On September 27, 2013, the Department of Defense, General Services Administration, and National Aeronautics and Space Administration announced interim rules in the Federal Acquisition Regulations (“FAR”) and Defense Federal Acquisition Regulations Supplement (“DFAR”) outlining enhancements to whistleblower protections for contractor employees (the “Program”). The interim rules implement Section 828 of the National Defense Authorization Act (“NDAA”) for Fiscal Year 2013, which went into effect on July 1, 2013. The interim rules create a four-year pilot program for executive agencies subject to the Public Contracts section of the United States Code (“Title 41 agencies”) and make extensive changes to whistleblower protection for agencies subject to the Armed Forces section of the United States Code (“Title 10 agencies”). The interim rules also create a whistleblower exemption for portions of the intelligence community subject to the National Security Act of 1947 (“Title 50 agencies.”)
The interim rules impose an affirmative obligation on contractors to provide written notification to employees of their whistleblower rights and protections in the predominant native language of the workforce. Although the interim rules become effective on September 30, 2013, interested parties may submit their comments on or before November 29, 2013 for consideration in the formulation of the final rule.

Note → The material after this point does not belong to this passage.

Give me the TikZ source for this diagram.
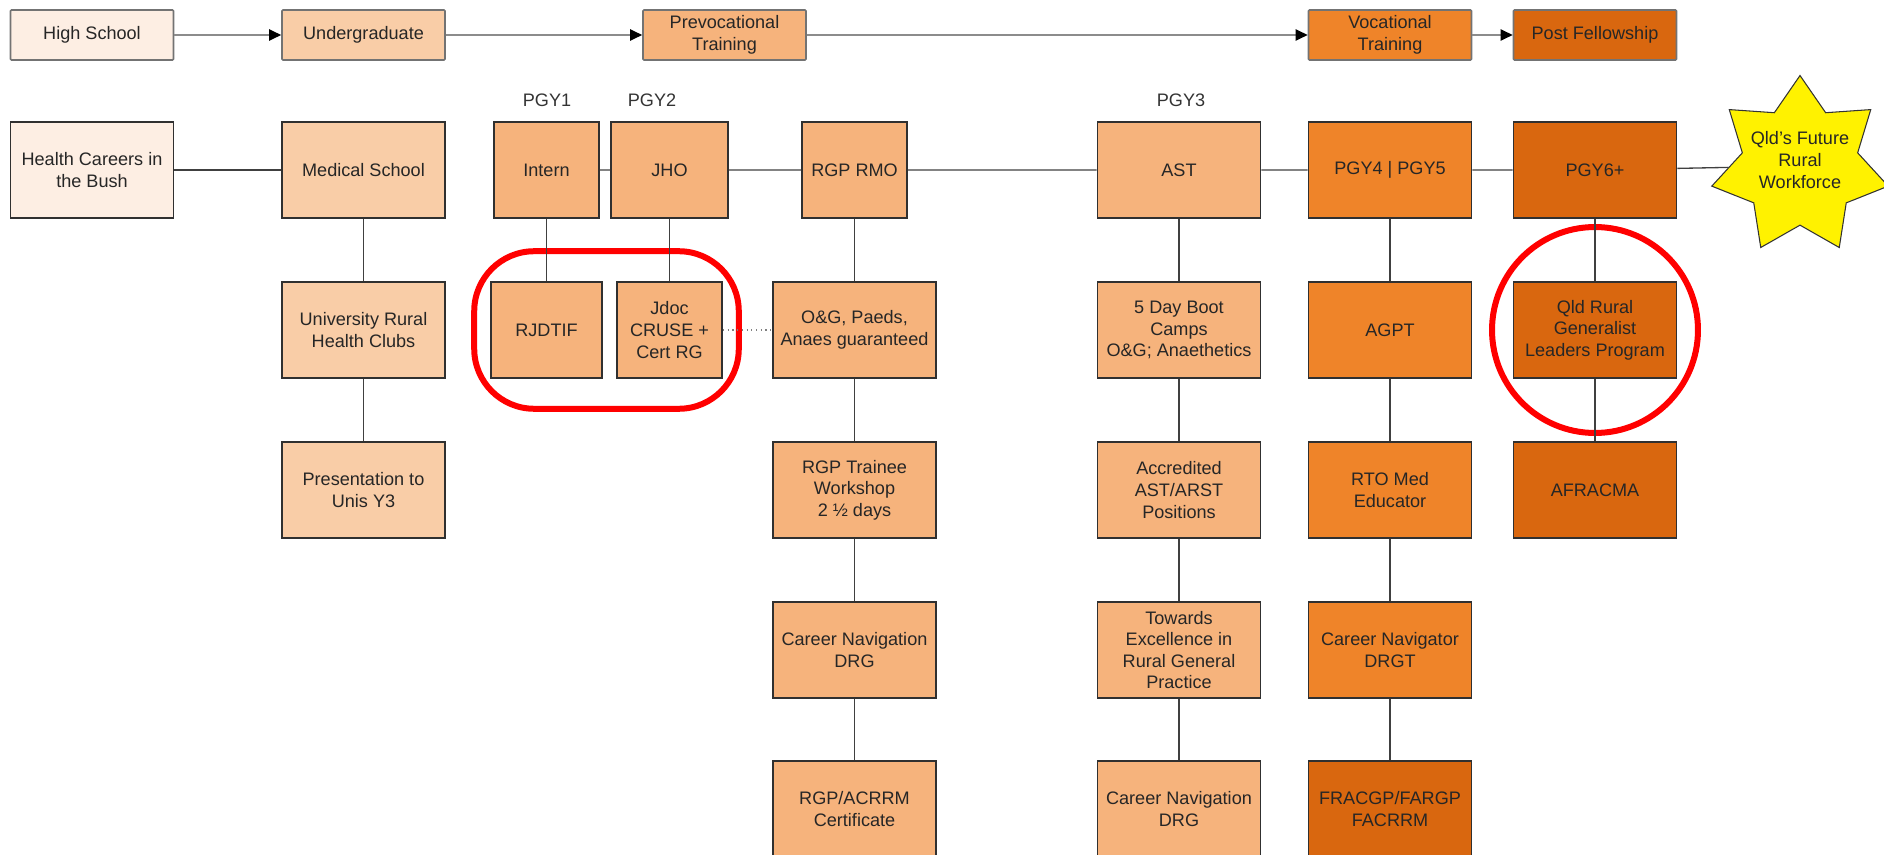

Pilot Program for Enhancement of Contractor Employee Whistleblower Protections
The interim rule, FAR 3.908, implements the four-year pilot program and suspends the application of the current whistleblower protection regulations of FAR 3.901-06. FAR 3.908 applies to all contracts with Title 41 agencies, subject to two exceptions. First, the interim rule specifically exempts those contracts issued under the American Recovery and Investment Act of 2009. Second, the interim rule does not apply to contracts with executive agencies subject to Title 50. Significantly, the interim rule applies to contracts for commercially available off-the-shelf items. The pilot program protects contractor and subcontractor personnel against reprisal for disclosing to specifically listed entities:
- Evidence of gross mismanagement of a Federal contract;
- Gross waste of Federal funds;
- Abuse of authority relating to a Federal contract;
- Substantial and specific danger to public health or safety; or
- Violations of any law, rule, or regulation related to a federal contract.
The interim rules do not authorize the disclosure of classified information not otherwise protected by law.
A contractor or subcontractor employee may, within three years of the date of the alleged reprisal, submit a complaint to the agency inspector general. Upon receipt of the inspector general’s investigative report, the agency head shall determine whether the contractor or subcontractor subjected the complainant to a reprisal. If the agency head concludes the complainant set forth an insufficient basis, the agency head may issue an order denying relief. If, however, the agency head determines a sufficient basis exists, the interim rule mandates ordering one or more of the following remedies:
- Order the contractor or subcontractor to abate the reprisal;
- Order the contractor or subcontractor to reinstate the complainant and pay compensatory damages (including back pay), employment benefits, and other terms and conditions of employment that would apply to the person in that position if the reprisal had not been taken;
- Order the contractor or subcontractor to pay the complainant all costs and expenses (including attorneys and expert witnesses’ fees) incurred in connection with the complaint regarding the reprisal.
If a contractor fails to comply with an order of an agency head, the interim rules require the agency head to file an action in federal district court to enforce the order. The interim rule also allows the complainant to bring an action against the contractor after exhausting their administrative remedies. Contractor and subcontractor employees may not waive these rights by agreement or condition of employment.
Enhanced Protection From Reprisal or Disclosure for Contractor Employees of Title 10 Agencies
The interim rule implements Section 828 of the NDAA for Title 10 agencies. Codified at DFARS Subpart 203.9, the interim rule enhances the current statutory whistleblower protections for contractor and subcontractor employees in a manner similar to FAR 3.908. In so doing, the interim rule amends the procedures for filing and investigating complaints, sets forth statutory remedies and adds the affirmative duty to inform employees of their whistleblower and disclosure rights. The interim rule specifically exempts disclosures made by employees of contractors or subcontractors working for Title 50 intelligence community (“IC”) agencies if the disclosure relates to an IC activity or was discovered during contract or subcontract services provided to the IC.
Implications for Government Contractors
- Federal contractors and subcontractors should consider assessing and revising their whistleblower protection compliance obligations in light of the interim rules.
- The interim rules highlight the need to conduct a baseline assessment of the current state of the contractor’s current measures designed to prevent and detect retaliatory actions.
- Proskauer will keep a close watch on the reaction of agency heads and their inspector generals to see how the interim rules are implemented.